> _Work to be completed_
Answer with nothing but a number: how many lines include the word "this"?

> _Listing_
<<<<
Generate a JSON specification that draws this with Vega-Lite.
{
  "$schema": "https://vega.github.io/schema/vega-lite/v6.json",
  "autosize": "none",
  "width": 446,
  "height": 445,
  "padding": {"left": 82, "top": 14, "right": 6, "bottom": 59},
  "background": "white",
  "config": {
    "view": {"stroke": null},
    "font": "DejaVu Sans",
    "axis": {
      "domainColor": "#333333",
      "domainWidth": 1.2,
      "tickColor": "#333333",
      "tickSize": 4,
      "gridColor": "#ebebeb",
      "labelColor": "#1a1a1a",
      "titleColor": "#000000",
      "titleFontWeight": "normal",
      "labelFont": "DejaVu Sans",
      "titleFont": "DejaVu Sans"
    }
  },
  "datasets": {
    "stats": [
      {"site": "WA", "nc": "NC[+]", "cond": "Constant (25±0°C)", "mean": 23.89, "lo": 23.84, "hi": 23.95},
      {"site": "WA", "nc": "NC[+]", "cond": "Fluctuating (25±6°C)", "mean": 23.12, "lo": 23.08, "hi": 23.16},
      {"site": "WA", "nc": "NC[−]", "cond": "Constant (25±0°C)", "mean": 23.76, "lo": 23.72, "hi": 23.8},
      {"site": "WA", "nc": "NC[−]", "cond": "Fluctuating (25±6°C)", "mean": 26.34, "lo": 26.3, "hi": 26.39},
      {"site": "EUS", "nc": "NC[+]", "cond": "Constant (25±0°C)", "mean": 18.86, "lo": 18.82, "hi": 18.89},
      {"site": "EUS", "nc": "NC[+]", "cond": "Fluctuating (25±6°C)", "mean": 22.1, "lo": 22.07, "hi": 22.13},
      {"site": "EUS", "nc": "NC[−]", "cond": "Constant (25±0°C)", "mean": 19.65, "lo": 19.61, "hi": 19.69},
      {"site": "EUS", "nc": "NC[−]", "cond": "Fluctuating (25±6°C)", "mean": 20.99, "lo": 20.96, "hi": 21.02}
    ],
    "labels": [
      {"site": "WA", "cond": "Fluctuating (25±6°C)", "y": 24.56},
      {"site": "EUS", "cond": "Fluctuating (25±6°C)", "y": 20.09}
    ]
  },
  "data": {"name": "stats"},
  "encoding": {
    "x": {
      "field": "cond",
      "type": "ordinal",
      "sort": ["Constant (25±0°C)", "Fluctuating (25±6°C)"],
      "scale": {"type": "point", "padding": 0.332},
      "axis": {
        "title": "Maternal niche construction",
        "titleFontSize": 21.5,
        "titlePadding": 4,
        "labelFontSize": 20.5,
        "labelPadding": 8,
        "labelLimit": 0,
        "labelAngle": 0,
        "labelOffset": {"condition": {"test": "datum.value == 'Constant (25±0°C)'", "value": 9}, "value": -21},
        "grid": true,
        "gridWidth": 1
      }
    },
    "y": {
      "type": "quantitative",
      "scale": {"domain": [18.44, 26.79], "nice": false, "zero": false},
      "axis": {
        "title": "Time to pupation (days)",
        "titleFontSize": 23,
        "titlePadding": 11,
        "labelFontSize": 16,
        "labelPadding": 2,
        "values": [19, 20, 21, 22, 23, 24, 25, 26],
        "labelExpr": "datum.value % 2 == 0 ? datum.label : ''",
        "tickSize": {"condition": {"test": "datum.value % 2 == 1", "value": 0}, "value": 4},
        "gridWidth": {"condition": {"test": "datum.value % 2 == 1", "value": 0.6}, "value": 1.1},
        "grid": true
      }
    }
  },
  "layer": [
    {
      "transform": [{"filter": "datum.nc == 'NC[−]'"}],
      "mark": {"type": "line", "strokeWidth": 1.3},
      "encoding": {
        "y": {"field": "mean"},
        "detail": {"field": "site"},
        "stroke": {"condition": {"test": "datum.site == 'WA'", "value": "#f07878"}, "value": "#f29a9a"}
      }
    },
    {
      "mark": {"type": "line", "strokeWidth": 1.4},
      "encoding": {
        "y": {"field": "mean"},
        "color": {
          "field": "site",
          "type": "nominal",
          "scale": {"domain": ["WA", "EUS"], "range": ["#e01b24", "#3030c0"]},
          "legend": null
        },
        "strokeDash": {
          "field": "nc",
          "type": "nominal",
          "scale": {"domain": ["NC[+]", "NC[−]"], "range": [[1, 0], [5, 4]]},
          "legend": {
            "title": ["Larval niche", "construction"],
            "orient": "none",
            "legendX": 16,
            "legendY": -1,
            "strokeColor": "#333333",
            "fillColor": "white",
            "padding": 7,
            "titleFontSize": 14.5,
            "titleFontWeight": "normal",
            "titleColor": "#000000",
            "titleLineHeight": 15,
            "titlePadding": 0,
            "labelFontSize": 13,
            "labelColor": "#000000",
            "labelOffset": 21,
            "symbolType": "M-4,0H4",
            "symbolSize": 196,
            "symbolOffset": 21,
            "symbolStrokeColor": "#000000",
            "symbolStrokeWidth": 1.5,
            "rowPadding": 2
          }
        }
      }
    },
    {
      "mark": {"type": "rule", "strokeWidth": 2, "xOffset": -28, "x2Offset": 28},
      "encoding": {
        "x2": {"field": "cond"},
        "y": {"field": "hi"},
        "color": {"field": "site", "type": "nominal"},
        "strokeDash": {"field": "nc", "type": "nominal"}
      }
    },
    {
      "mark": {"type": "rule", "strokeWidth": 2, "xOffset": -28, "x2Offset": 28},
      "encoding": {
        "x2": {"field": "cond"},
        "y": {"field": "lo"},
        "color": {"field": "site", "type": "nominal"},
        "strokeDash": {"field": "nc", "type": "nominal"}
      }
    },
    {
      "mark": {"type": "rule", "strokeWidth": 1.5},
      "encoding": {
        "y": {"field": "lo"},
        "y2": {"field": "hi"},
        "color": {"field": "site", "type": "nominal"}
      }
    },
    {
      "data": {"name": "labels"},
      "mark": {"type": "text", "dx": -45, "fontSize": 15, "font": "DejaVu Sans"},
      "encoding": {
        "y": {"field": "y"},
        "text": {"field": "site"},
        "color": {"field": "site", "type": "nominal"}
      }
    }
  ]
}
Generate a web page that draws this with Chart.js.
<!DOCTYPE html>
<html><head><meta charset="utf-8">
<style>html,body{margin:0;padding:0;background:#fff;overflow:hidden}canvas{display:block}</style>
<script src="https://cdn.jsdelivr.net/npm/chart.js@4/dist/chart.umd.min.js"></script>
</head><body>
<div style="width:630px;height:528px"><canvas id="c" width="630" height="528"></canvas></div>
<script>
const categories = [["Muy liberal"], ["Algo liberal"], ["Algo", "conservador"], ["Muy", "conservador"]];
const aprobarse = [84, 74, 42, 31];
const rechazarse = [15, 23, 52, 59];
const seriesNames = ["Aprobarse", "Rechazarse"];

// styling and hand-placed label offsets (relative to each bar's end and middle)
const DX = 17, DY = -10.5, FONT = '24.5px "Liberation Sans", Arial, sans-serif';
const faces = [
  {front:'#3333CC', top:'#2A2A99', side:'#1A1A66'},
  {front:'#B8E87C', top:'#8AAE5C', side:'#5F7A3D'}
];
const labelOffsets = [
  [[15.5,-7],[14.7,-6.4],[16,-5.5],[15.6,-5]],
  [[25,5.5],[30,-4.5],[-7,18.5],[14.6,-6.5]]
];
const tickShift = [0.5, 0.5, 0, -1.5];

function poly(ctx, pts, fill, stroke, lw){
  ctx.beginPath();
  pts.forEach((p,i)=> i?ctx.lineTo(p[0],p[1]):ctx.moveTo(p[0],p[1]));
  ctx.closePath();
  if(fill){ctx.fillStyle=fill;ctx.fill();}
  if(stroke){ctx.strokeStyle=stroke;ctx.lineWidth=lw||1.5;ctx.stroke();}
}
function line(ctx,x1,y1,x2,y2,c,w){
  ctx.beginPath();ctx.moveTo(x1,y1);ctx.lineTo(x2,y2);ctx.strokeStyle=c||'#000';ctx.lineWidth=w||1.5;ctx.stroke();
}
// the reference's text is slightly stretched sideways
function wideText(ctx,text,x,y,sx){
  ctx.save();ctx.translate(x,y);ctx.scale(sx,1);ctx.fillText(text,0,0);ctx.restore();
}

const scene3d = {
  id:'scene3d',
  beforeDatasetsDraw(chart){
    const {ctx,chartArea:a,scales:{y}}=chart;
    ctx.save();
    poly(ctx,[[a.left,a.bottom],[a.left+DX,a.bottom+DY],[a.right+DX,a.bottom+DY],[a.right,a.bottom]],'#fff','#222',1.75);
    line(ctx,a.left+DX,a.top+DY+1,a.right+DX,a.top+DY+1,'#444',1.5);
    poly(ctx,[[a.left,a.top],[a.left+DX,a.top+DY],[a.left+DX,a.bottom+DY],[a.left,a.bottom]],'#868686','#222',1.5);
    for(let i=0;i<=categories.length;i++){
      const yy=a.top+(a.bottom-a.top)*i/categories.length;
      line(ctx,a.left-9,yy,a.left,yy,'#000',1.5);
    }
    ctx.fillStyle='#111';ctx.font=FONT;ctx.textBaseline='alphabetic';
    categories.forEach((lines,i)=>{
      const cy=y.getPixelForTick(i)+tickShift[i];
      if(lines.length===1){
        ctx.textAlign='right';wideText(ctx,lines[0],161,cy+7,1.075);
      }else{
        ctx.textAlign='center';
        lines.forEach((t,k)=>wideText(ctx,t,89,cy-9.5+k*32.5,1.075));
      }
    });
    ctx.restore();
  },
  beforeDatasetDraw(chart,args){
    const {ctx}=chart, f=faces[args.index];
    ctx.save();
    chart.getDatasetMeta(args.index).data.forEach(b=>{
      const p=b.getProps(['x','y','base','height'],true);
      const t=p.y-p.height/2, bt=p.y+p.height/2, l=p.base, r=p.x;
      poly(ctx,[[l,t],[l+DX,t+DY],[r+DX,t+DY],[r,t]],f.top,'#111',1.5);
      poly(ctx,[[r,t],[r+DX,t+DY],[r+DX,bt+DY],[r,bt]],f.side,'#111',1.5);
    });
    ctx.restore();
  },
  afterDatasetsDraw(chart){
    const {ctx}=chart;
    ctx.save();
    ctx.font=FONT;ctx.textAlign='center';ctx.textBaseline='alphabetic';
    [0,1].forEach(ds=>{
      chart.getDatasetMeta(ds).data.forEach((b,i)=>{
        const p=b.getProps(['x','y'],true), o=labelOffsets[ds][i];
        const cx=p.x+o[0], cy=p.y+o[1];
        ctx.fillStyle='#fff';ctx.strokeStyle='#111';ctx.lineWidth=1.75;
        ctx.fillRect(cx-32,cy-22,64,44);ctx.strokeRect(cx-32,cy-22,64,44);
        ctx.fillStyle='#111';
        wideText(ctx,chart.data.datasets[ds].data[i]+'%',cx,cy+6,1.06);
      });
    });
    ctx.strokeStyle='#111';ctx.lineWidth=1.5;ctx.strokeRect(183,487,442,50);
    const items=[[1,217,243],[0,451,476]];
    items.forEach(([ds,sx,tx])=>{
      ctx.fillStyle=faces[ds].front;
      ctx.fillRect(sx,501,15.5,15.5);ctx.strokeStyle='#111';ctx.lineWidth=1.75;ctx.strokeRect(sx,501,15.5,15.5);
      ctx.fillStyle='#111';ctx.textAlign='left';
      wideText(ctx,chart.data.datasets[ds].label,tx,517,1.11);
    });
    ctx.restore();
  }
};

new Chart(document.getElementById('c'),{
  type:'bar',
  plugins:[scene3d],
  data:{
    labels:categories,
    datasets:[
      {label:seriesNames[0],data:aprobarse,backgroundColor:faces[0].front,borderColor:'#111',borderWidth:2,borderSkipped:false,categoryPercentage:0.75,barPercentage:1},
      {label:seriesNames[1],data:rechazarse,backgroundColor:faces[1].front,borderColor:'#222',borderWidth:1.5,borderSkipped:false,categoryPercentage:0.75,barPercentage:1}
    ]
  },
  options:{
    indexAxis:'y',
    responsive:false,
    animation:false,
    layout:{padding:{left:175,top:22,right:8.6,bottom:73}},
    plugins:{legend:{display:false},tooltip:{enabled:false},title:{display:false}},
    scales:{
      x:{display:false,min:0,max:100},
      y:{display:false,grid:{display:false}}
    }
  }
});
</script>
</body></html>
>>>>
<<<<
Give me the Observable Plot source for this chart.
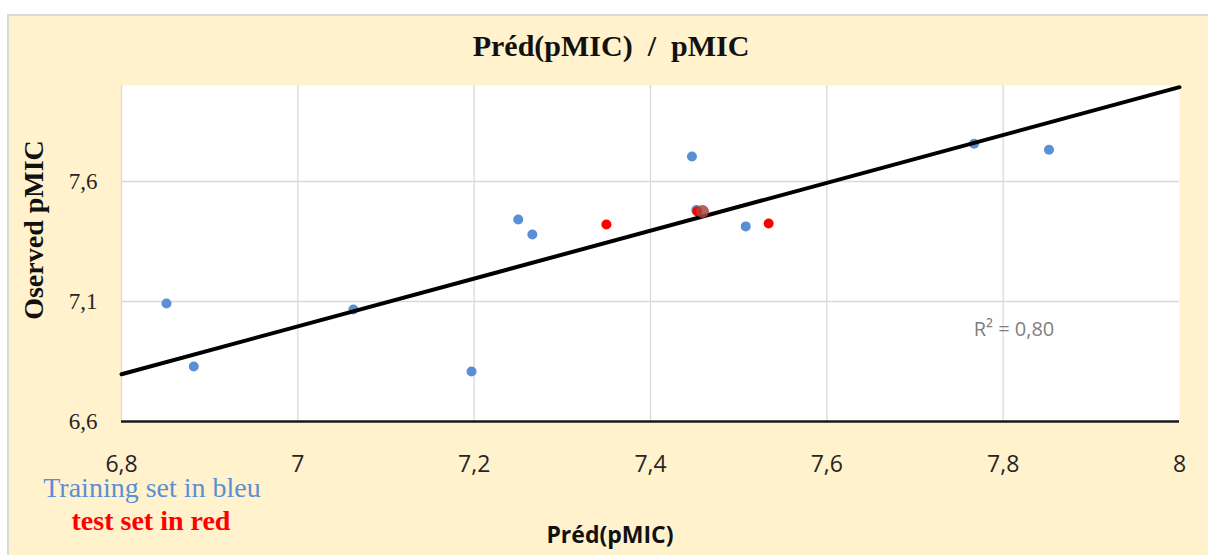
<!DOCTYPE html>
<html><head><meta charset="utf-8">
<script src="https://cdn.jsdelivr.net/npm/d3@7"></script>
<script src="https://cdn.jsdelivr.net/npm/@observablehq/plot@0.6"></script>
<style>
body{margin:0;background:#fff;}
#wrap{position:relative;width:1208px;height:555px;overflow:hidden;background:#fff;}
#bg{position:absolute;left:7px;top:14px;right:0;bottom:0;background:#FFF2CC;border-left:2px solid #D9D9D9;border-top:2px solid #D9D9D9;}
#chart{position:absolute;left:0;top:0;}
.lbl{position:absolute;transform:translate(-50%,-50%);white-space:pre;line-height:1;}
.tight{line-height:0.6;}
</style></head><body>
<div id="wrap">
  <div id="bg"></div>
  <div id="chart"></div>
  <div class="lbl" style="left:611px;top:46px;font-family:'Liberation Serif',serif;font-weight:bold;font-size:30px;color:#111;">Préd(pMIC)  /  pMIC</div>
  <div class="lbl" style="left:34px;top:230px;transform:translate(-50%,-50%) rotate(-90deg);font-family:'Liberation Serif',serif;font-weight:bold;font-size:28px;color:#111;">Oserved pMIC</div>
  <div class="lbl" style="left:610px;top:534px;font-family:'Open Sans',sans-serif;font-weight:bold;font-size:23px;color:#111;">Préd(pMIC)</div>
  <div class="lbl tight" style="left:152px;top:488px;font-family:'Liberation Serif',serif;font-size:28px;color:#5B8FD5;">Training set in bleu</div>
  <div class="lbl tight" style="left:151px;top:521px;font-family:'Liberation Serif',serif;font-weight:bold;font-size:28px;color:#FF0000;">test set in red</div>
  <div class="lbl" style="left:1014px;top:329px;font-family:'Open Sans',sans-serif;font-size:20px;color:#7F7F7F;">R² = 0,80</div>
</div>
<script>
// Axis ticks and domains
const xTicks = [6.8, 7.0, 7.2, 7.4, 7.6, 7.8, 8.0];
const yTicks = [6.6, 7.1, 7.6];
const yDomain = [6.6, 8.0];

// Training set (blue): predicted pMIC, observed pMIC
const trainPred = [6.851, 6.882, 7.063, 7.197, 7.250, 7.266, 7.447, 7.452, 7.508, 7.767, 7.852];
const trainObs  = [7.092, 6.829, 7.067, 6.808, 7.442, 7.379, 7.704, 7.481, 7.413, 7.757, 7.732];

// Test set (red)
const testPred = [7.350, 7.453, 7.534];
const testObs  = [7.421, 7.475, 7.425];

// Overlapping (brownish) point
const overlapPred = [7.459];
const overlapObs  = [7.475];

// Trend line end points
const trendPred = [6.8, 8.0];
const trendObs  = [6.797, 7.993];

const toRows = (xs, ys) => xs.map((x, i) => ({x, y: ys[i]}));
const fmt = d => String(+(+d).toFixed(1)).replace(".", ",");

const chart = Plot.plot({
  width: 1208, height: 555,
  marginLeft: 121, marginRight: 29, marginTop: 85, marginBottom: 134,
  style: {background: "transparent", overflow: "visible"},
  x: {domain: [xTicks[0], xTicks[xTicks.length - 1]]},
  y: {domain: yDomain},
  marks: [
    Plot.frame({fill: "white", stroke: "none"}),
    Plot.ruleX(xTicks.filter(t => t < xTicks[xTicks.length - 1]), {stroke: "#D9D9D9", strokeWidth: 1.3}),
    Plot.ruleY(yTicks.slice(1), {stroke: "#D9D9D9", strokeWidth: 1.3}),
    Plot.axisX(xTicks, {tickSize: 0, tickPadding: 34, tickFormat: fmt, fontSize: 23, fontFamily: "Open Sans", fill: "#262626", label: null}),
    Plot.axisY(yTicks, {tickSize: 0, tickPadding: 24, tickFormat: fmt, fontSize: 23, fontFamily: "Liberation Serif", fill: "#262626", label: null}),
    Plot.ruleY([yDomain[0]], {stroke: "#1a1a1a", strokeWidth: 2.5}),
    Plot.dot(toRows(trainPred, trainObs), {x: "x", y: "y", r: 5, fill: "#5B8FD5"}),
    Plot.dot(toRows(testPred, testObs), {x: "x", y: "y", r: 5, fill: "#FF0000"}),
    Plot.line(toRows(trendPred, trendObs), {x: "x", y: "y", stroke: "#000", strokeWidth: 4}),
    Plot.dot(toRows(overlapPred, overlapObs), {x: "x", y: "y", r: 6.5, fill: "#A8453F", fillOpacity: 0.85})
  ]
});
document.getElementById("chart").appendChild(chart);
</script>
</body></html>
>>>>
<<<<
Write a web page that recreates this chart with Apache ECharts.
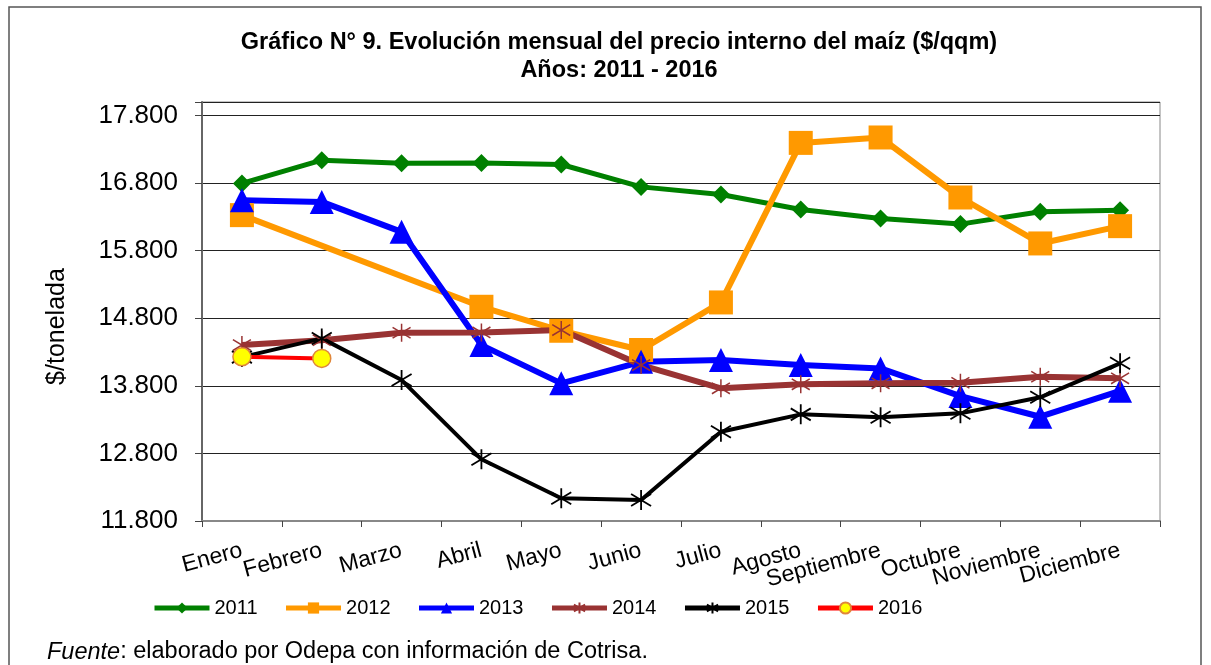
>>>>
> _Expected answer_
4